[Task statement]
Return only those lines from the line containing "Output the Python" to the line containing "import numpy as np", both included, and please omit the pictures.

--- START Exercise materials ---

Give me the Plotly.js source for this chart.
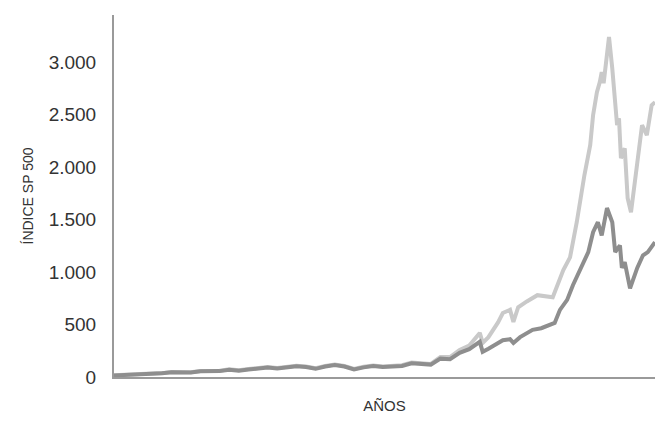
<!DOCTYPE html>
<html>
<head>
<meta charset="utf-8">
<script src="https://cdn.plot.ly/plotly-3.0.1.min.js"></script>
<style>html,body{margin:0;padding:0;background:#fff;}#chart{width:655px;height:421px;}</style>
</head>
<body>
<div id="chart"></div>
<script>
// Dark series (lower line)
const darkYears = [1949,1950,1951,1952,1953,1954,1955,1956,1957,1958,1959,1960,1961,1962,1963,1964,1965,1966,1967,1968,1969,1970,1971,1972,1973,1974,1975,1976,1977,1978,1979,1980,1981,1982,1983,1984,1985,1986,1987.1,1987.4,1988,1989,1989.5,1990.25,1990.6,1991.3,1992,1992.6,1993.5,1994.4,1994.9,1995.45,1996.2,1996.8,1997.85,1998.4,1998.9,1999.4,1999.8,2000.35,2000.9,2001.2,2001.7,2001.9,2002.2,2002.75,2003.5,2004.1,2004.6,2005.35];
const darkValues = [15,18,22,25,25,35,45,47,42,55,58,56,70,60,72,84,90,82,95,103,95,78,100,115,100,72,92,105,95,96,105,130,125,118,175,170,230,265,335,240,270,320,350,360,325,380,420,450,465,495,515,640,735,875,1095,1190,1380,1475,1350,1610,1475,1190,1255,1040,1095,845,1040,1160,1190,1285];

// Light series (upper line)
const lightYears = [1949,1950,1951,1952,1953,1954,1955,1956,1957,1958,1959,1960,1961,1962,1963,1964,1965,1966,1967,1968,1969,1970,1971,1972,1973,1974,1975,1976,1977,1978,1979,1980,1981,1982,1983,1984,1985,1986,1987.1,1987.4,1988,1989,1989.5,1990.25,1990.6,1991.1,1992,1993.1,1994.7,1995.25,1995.8,1996.5,1997.2,1998.0,1998.6,1998.9,1999.3,1999.6,1999.8,2000.0,2000.35,2000.56,2000.9,2001.2,2001.4,2001.6,2001.8,2002.2,2002.5,2002.85,2003.5,2004.0,2004.5,2005.0,2005.35];
const lightValues = [17,20,24,27,27,37,48,50,45,58,62,60,74,64,76,88,95,87,100,108,100,83,105,120,105,77,97,110,100,102,112,137,132,125,190,190,257,300,420,325,380,520,610,640,525,665,720,780,760,895,1020,1140,1475,1925,2210,2495,2715,2810,2905,2800,3095,3240,2940,2655,2400,2465,2085,2180,1705,1570,2020,2400,2305,2590,2620];

const yTicks = [0,500,1000,1500,2000,2500,3000];

const traces = [
  {x: lightYears, y: lightValues, type: 'scatter', mode: 'lines',
   line: {color: '#c9c9c9', width: 4}, hoverinfo: 'skip', showlegend: false},
  {x: darkYears, y: darkValues, type: 'scatter', mode: 'lines',
   line: {color: '#8e8e8e', width: 4}, hoverinfo: 'skip', showlegend: false}
];

const layout = {
  width: 655, height: 421,
  margin: {l: 114, r: 0, t: 15, b: 44, pad: 0},
  paper_bgcolor: '#fff', plot_bgcolor: '#fff',
  separators: ',.',
  font: {family: 'Liberation Sans, Arial, sans-serif', color: '#333'},
  xaxis: {
    range: [1949, 2005.35],
    showgrid: false, zeroline: false, showticklabels: false, ticks: '',
    showline: true, linecolor: '#9a9a9a', linewidth: 2,
    title: {text: 'AÑOS', font: {size: 15, color: '#333'}, standoff: 22}
  },
  yaxis: {
    range: [0, 3450],
    tickvals: yTicks, tickformat: ',d', separatethousands: true,
    showgrid: false, zeroline: false, ticks: '',
    showline: true, linecolor: '#9a9a9a', linewidth: 2,
    tickfont: {size: 19, color: '#333'},
    ticklabelstandoff: 12,
    title: {text: 'ÍNDICE SP 500', font: {size: 14, color: '#333'}, standoff: 12}
  }
};

Plotly.newPlot('chart', traces, layout, {staticPlot: true, displayModeBar: false});
</script>
</body>
</html>
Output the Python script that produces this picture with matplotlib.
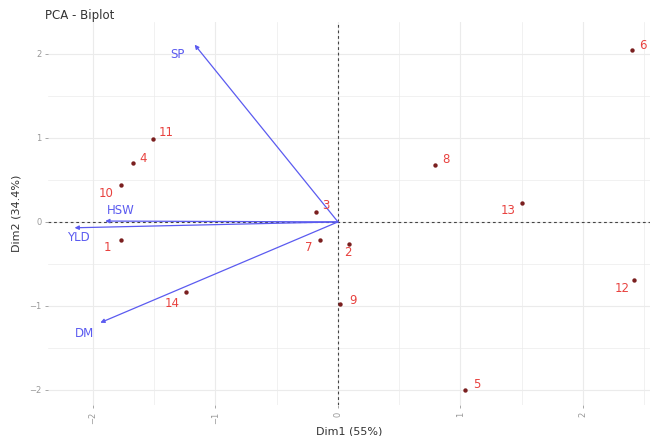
import matplotlib
matplotlib.use("Agg")
import matplotlib.pyplot as plt
import numpy as np

# Individuals (scores on Dim1 / Dim2)
ind_labels = ["1", "2", "3", "4", "5", "6", "7", "8", "9", "10", "11", "12", "13", "14"]
ind_dim1 = [-1.77, 0.09, -0.18, -1.67, 1.04, 2.40, -0.15, 0.79, 0.02, -1.77, -1.51, 2.42, 1.50, -1.24]
ind_dim2 = [-0.21, -0.26, 0.12, 0.70, -2.00, 2.05, -0.21, 0.68, -0.98, 0.44, 0.99, -0.69, 0.23, -0.83]

# Variables (loadings, scaled)
var_labels = ["SP", "HSW", "YLD", "DM"]
var_dim1 = [-1.17, -1.90, -2.15, -1.94]
var_dim2 = [2.11, 0.01, -0.07, -1.20]

ind_color = "#e8423f"
var_color = "#5b5bf0"

fig = plt.figure(figsize=(6.55, 4.36), dpi=100)
ax = fig.add_axes([48 / 655, 1 - 405 / 436, (650 - 48) / 655, (405 - 22) / 436])

ax.set_xlim(-2.367, 2.547)
ax.set_ylim(-2.18, 2.38)

# grid
for v in np.arange(-2, 2.6, 0.5):
    lw = 0.8 if float(v).is_integer() else 0.5
    ax.axvline(v, color="#ebebeb", lw=lw, zorder=0)
for v in np.arange(-2, 2.4, 0.5):
    lw = 0.8 if float(v).is_integer() else 0.5
    ax.axhline(v, color="#ebebeb", lw=lw, zorder=0)

ax.axhline(0, color="#444444", lw=0.8, ls=(0, (2.5, 2.5)), zorder=1)
ax.axvline(0, color="#444444", lw=0.8, ls=(0, (2.5, 2.5)), zorder=1)

# individuals
ax.scatter(ind_dim1, ind_dim2, s=10, color="#7a1f1f", zorder=3, linewidths=0)
offsets = {
    "1": (-0.11, -0.09), "2": (-0.01, -0.10), "3": (0.08, 0.07), "4": (0.08, 0.06),
    "5": (0.09, 0.06), "6": (0.09, 0.05), "7": (-0.09, -0.09), "8": (0.09, 0.06),
    "9": (0.10, 0.05), "10": (-0.12, -0.10), "11": (0.11, 0.08), "12": (-0.10, -0.10),
    "13": (-0.11, -0.10), "14": (-0.11, -0.14),
}
for lab, x, y in zip(ind_labels, ind_dim1, ind_dim2):
    dx, dy = offsets[lab]
    ax.text(x + dx, y + dy, lab, color=ind_color, fontsize=8.5,
            ha="center", va="center", zorder=4)

# variable arrows
for lab, x, y in zip(var_labels, var_dim1, var_dim2):
    ax.annotate("", xy=(x, y), xytext=(0, 0),
                arrowprops=dict(arrowstyle="-|>", color=var_color, lw=0.9,
                                mutation_scale=6, shrinkA=0, shrinkB=0),
                zorder=2)
var_text_pos = {
    "SP": (-1.31, 1.99), "HSW": (-1.77, 0.14), "YLD": (-2.12, -0.18), "DM": (-2.07, -1.33),
}
for lab in var_labels:
    tx, ty = var_text_pos[lab]
    ax.text(tx, ty, lab, color=var_color, fontsize=8.5, ha="center", va="center", zorder=4)

for s in ax.spines.values():
    s.set_visible(False)

ax.set_xticks([-2, -1, 0, 1, 2])
ax.set_yticks([-2, -1, 0, 1, 2])
ax.tick_params(axis="both", colors="#999999", labelsize=6, length=2.5, width=0.6)
ax.tick_params(axis="x", labelrotation=90, pad=2)
ax.tick_params(axis="y", pad=2)

ax.set_xlabel("Dim1 (55%)", fontsize=8, color="#333333", labelpad=2)
ax.set_ylabel("Dim2 (34.4%)", fontsize=8, color="#333333", labelpad=6)

fig.text(45 / 655, 1 - 16 / 436, "PCA - Biplot", fontsize=8.5, color="#333333",
         ha="left", va="center")

fig.savefig("out.png", dpi=100)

--- END Exercise materials ---

[Result of this exercise]
Output the Python script that produces this picture with matplotlib.
import matplotlib
matplotlib.use("Agg")
import matplotlib.pyplot as plt
import numpy as np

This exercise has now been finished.